* Work to complete
Your answer should be a single number: the count of lines holding the word "this".

[begin Available records]

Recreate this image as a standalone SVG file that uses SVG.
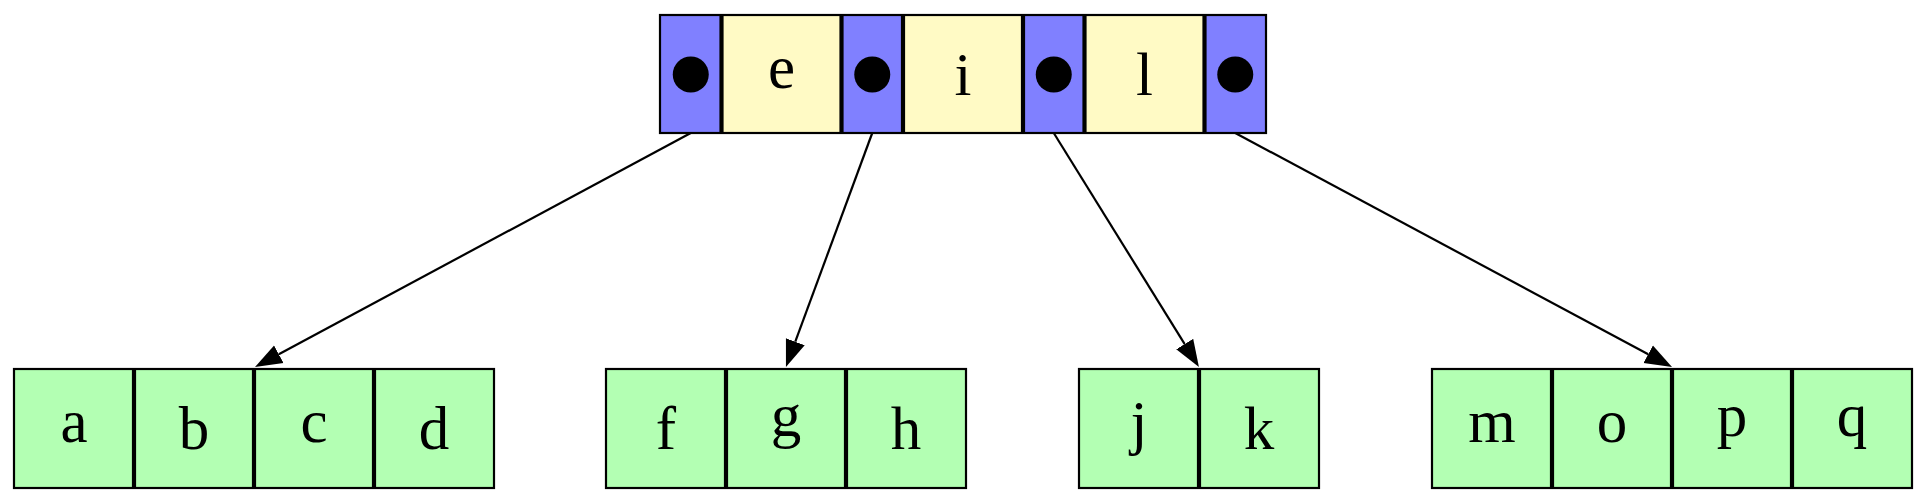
<svg xmlns="http://www.w3.org/2000/svg" width="1927" height="503" viewBox="0 0 1927 503">
<style>
.bg{fill:#ffffff}
.ptr{fill:#8080ff}
.key{fill:#fffac5}
.leaf{fill:#b3ffb3}
.frame{fill:none;stroke:#000;stroke-width:2.2}
.div{stroke:#000;stroke-width:4.2}
.dot{fill:#000}
.lbl{font-family:"Liberation Serif","Times New Roman",serif;font-size:61px;fill:#000;text-anchor:middle}
.edge{stroke:#000;stroke-width:2.2;fill:none}
</style>
<defs>
<marker id="ah" markerUnits="userSpaceOnUse" viewBox="0 -11 28 22" refX="0" refY="0" markerWidth="28" markerHeight="22" orient="auto">
<path d="M0,-10 L27,0 L0,10 z" fill="#000"/>
</marker>
</defs>
<rect class="bg" x="0" y="0" width="1927" height="503"/>

<g id="root">
<rect class="ptr" x="660" y="15" width="61.5" height="118"/>
<rect class="key" x="721.5" y="15" width="120" height="118"/>
<rect class="ptr" x="841.5" y="15" width="61.5" height="118"/>
<rect class="key" x="903" y="15" width="120" height="118"/>
<rect class="ptr" x="1023" y="15" width="61.5" height="118"/>
<rect class="key" x="1084.5" y="15" width="120" height="118"/>
<rect class="ptr" x="1204.5" y="15" width="61.5" height="118"/>
<rect class="frame" x="660" y="15" width="606" height="118"/>
<line class="div" x1="721.5" y1="15" x2="721.5" y2="133"/>
<line class="div" x1="841.5" y1="15" x2="841.5" y2="133"/>
<line class="div" x1="903" y1="15" x2="903" y2="133"/>
<line class="div" x1="1023" y1="15" x2="1023" y2="133"/>
<line class="div" x1="1084.5" y1="15" x2="1084.5" y2="133"/>
<line class="div" x1="1204.5" y1="15" x2="1204.5" y2="133"/>
<circle class="dot" cx="690.75" cy="74.5" r="18"/>
<circle class="dot" cx="872.25" cy="74.5" r="18"/>
<circle class="dot" cx="1053.75" cy="74.5" r="18"/>
<circle class="dot" cx="1235.25" cy="74.5" r="18"/>
<text class="lbl" x="781.5" y="87.7">e</text>
<text class="lbl" x="963" y="94.8">i</text>
<text class="lbl" x="1144.5" y="94.8">l</text>
</g>

<g id="leaf_abcd">
<rect class="leaf" x="14" y="369" width="480" height="119"/>
<rect class="frame" x="14" y="369" width="480" height="119"/>
<line class="div" x1="134" y1="369" x2="134" y2="488"/>
<line class="div" x1="254" y1="369" x2="254" y2="488"/>
<line class="div" x1="374" y1="369" x2="374" y2="488"/>
<text class="lbl" x="74" y="442.2">a</text>
<text class="lbl" x="194" y="449.3">b</text>
<text class="lbl" x="314" y="442.2">c</text>
<text class="lbl" x="434" y="449.3">d</text>
</g>

<g id="leaf_fgh">
<rect class="leaf" x="606" y="369" width="360" height="119"/>
<rect class="frame" x="606" y="369" width="360" height="119"/>
<line class="div" x1="726" y1="369" x2="726" y2="488"/>
<line class="div" x1="846" y1="369" x2="846" y2="488"/>
<text class="lbl" x="666" y="449.3">f</text>
<text class="lbl" x="786" y="435.5">g</text>
<text class="lbl" x="906" y="449.3">h</text>
</g>

<g id="leaf_jk">
<rect class="leaf" x="1079" y="369" width="240" height="119"/>
<rect class="frame" x="1079" y="369" width="240" height="119"/>
<line class="div" x1="1199" y1="369" x2="1199" y2="488"/>
<text class="lbl" x="1139" y="442.7">j</text>
<text class="lbl" x="1259" y="449.3">k</text>
</g>

<g id="leaf_mopq">
<rect class="leaf" x="1432" y="369" width="480" height="119"/>
<rect class="frame" x="1432" y="369" width="480" height="119"/>
<line class="div" x1="1552" y1="369" x2="1552" y2="488"/>
<line class="div" x1="1672" y1="369" x2="1672" y2="488"/>
<line class="div" x1="1792" y1="369" x2="1792" y2="488"/>
<text class="lbl" x="1492" y="442.2">m</text>
<text class="lbl" x="1612" y="442.2">o</text>
<text class="lbl" x="1732" y="435.5">p</text>
<text class="lbl" x="1852" y="435.5">q</text>
</g>

<g id="connectors">
<line class="edge" x1="690.75" y1="133" x2="278.8" y2="354.2" marker-end="url(#ah)"/>
<line class="edge" x1="872.25" y1="133" x2="795.3" y2="341.7" marker-end="url(#ah)"/>
<line class="edge" x1="1053.75" y1="133" x2="1184.7" y2="344.1" marker-end="url(#ah)"/>
<line class="edge" x1="1235.25" y1="133" x2="1648.2" y2="354.2" marker-end="url(#ah)"/>
</g>
</svg>
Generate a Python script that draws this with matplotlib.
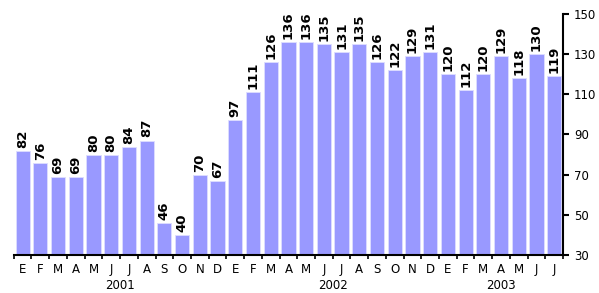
import numpy as np
import matplotlib.pyplot as plt

meses = ["E", "F", "M", "A", "M", "J", "J", "A", "S", "O", "N", "D"]
meses_2003 = meses[:7]
anios = ["2001", "2002", "2003"]
valores = [82, 76, 69, 69, 80, 80, 84, 87, 46, 40, 70, 67,
           97, 111, 126, 136, 136, 135, 131, 135, 126, 122, 129, 131,
           120, 112, 120, 129, 118, 130, 119]

etiquetas = meses + meses + meses_2003
x = np.arange(len(valores))

fig = plt.figure(figsize=(5.99, 2.93), dpi=100)
ax = fig.add_axes([0.023, 0.13, 0.917, 0.822])

ax.bar(x, np.array(valores) - 30, bottom=30, width=0.8, color="#9999ff",
       edgecolor="#ddddff", linewidth=0.6)
for xi, v in zip(x, valores):
    ax.text(xi, v + 1.5, str(v), rotation=90, ha="center", va="bottom",
            fontsize=9.5, fontweight="bold")

ax.set_xlim(-0.5, len(valores) - 0.5)
ax.set_ylim(30, 150)
ax.yaxis.tick_right()
ax.set_yticks(range(30, 151, 20))
ax.tick_params(axis="y", labelsize=8.5, length=4, width=1.5, pad=4)

ax.set_xticks(np.arange(-0.5, len(valores), 1))
ax.set_xticklabels([])
ax.tick_params(axis="x", length=3, width=1.2)
ax.set_xticks(x, minor=True)
ax.set_xticklabels(etiquetas, minor=True)
ax.tick_params(axis="x", which="minor", length=0, labelsize=8.5, pad=6)

for i, a in enumerate(anios):
    n = 12 if i < 2 else 7
    centro = i * 12 + (n - 1) / 2
    ax.text(centro, -0.098, a, transform=ax.get_xaxis_transform(),
            ha="center", va="top", fontsize=8.5)

for lado in ["top", "left"]:
    ax.spines[lado].set_visible(False)
ax.spines["right"].set_linewidth(1.5)
ax.spines["bottom"].set_linewidth(1.5)

fig.savefig("out.png", dpi=100)
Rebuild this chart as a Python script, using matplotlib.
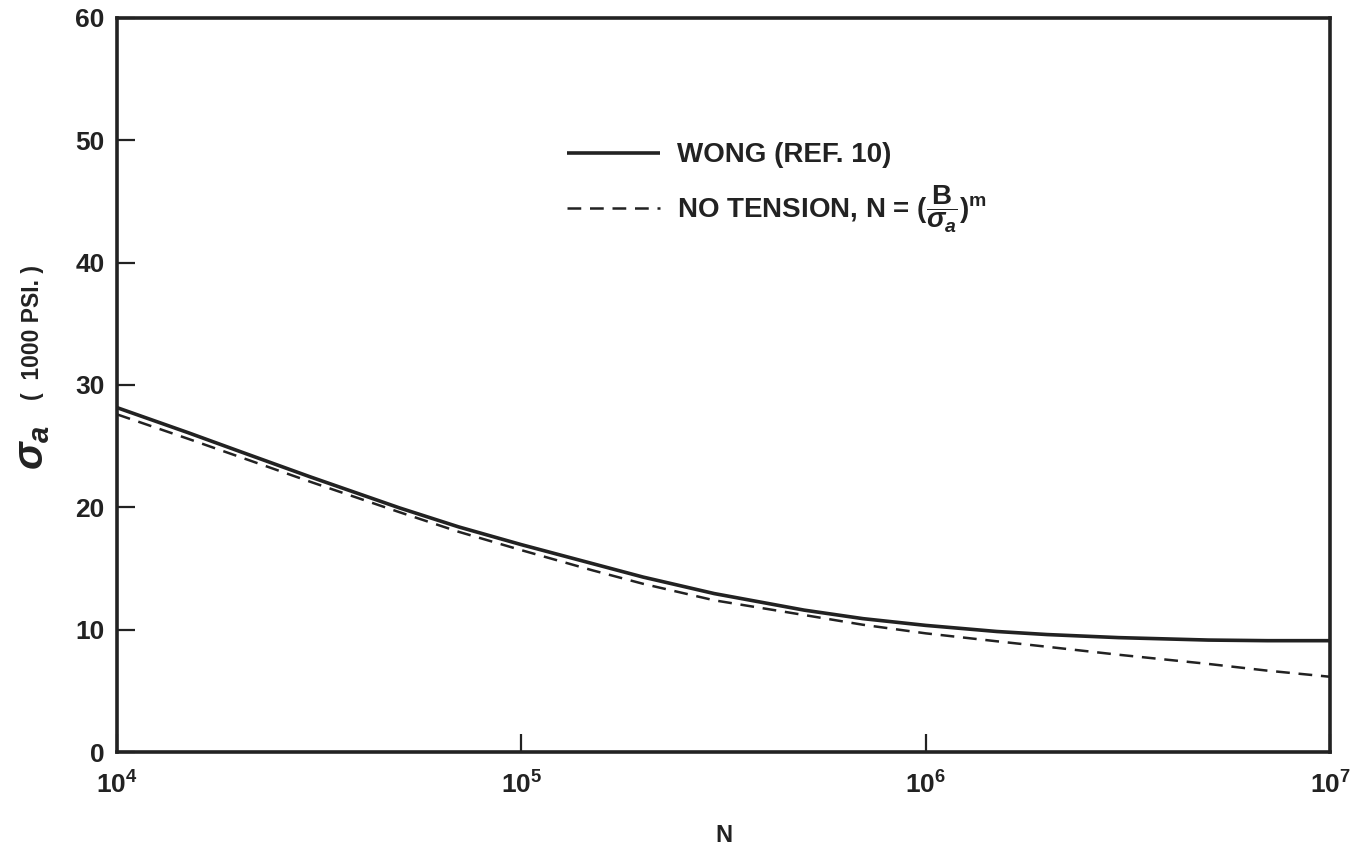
import math
import matplotlib
matplotlib.use("Agg")
import matplotlib.pyplot as plt
from matplotlib.ticker import FixedLocator, FuncFormatter, NullLocator

plt.rcParams["font.family"] = ["Liberation Sans", "DejaVu Sans"]
plt.rcParams["font.weight"] = "bold"
plt.rcParams["mathtext.fontset"] = "custom"
plt.rcParams["mathtext.rm"] = "Liberation Sans:bold"
plt.rcParams["mathtext.bf"] = "Liberation Sans:bold"
plt.rcParams["mathtext.it"] = "Liberation Sans:italic"

# Cycles to failure
cycles = [1e4, 1.5e4, 2e4, 3e4, 5e4, 7e4, 1e5, 1.5e5, 2e5, 3e5, 5e5, 7e5,
          1e6, 1.5e6, 2e6, 3e6, 5e6, 7e6, 1e7]
# Alternating stress, 1000 psi
wong = [28.15, 26.1, 24.6, 22.5, 19.95, 18.4, 16.95, 15.4, 14.3, 12.95,
        11.6, 10.9, 10.35, 9.85, 9.6, 9.35, 9.15, 9.1, 9.1]
no_tension = [27.6, 25.6, 24.15, 22.1, 19.6, 18.0, 16.5, 14.85, 13.75, 12.4,
              11.2, 10.4, 9.7, 9.05, 8.6, 7.95, 7.2, 6.65, 6.15]

x_ticks = [1e4, 1e5, 1e6, 1e7]
y_ticks = [0, 10, 20, 30, 40, 50, 60]

ink = "#222222"

fig = plt.figure(figsize=(13.6, 8.46), dpi=100)
ax = fig.add_axes([117 / 1360, 94 / 846, 1213 / 1360, 734 / 846])

ax.plot(cycles, wong, color=ink, lw=2.6, solid_capstyle="butt",
        solid_joinstyle="round", label="WONG (REF. 10)")
ax.plot(cycles, no_tension, color=ink, lw=1.8, dashes=(5.5, 3.5),
        label=r"NO TENSION, N = $(\dfrac{\mathbf{B}}{\sigma_a})^{\mathbf{m}}$")

ax.set_xscale("log")
ax.set_xlim(1e4, 1e7)
ax.set_ylim(0, 60)
ax.xaxis.set_major_locator(FixedLocator(x_ticks))
ax.xaxis.set_minor_locator(NullLocator())
ax.xaxis.set_major_formatter(FuncFormatter(
    lambda v, p: r"$\mathbf{10^{%d}}$" % round(math.log10(v))))
ax.yaxis.set_major_locator(FixedLocator(y_ticks))

for s in ax.spines.values():
    s.set_linewidth(2.6)
    s.set_color(ink)

ax.tick_params(axis="both", direction="in", length=13, width=1.6,
               colors=ink, labelsize=19, top=False, right=False)
ax.tick_params(axis="x", pad=14)
ax.tick_params(axis="y", pad=9)
for lbl in ax.get_yticklabels():
    lbl.set_fontweight("bold")

ax.set_xlabel("N", fontsize=17, fontweight="bold", color=ink, labelpad=18)

# Vertical axis title: sigma_a followed by units
fig.text(32 / 1360, 1 - 448 / 846, r"$\sigma_a$", rotation=90,
         fontsize=30, color=ink, ha="center", va="center")
fig.text(32 / 1360, 1 - 332 / 846, "(  1000 PSI. )", rotation=90,
         fontsize=16.5, fontweight="bold", color=ink, ha="center", va="center")

leg = ax.legend(loc="upper left", bbox_to_anchor=(0.3505, 0.8645),
                frameon=False, fontsize=20, handlelength=3.35,
                handletextpad=0.6, labelspacing=0.55)
for t in leg.get_texts():
    t.set_color(ink)
    t.set_fontweight("bold")

fig.savefig("out.png", dpi=100, facecolor="white")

[end Available records]

* Reply to the exercise
3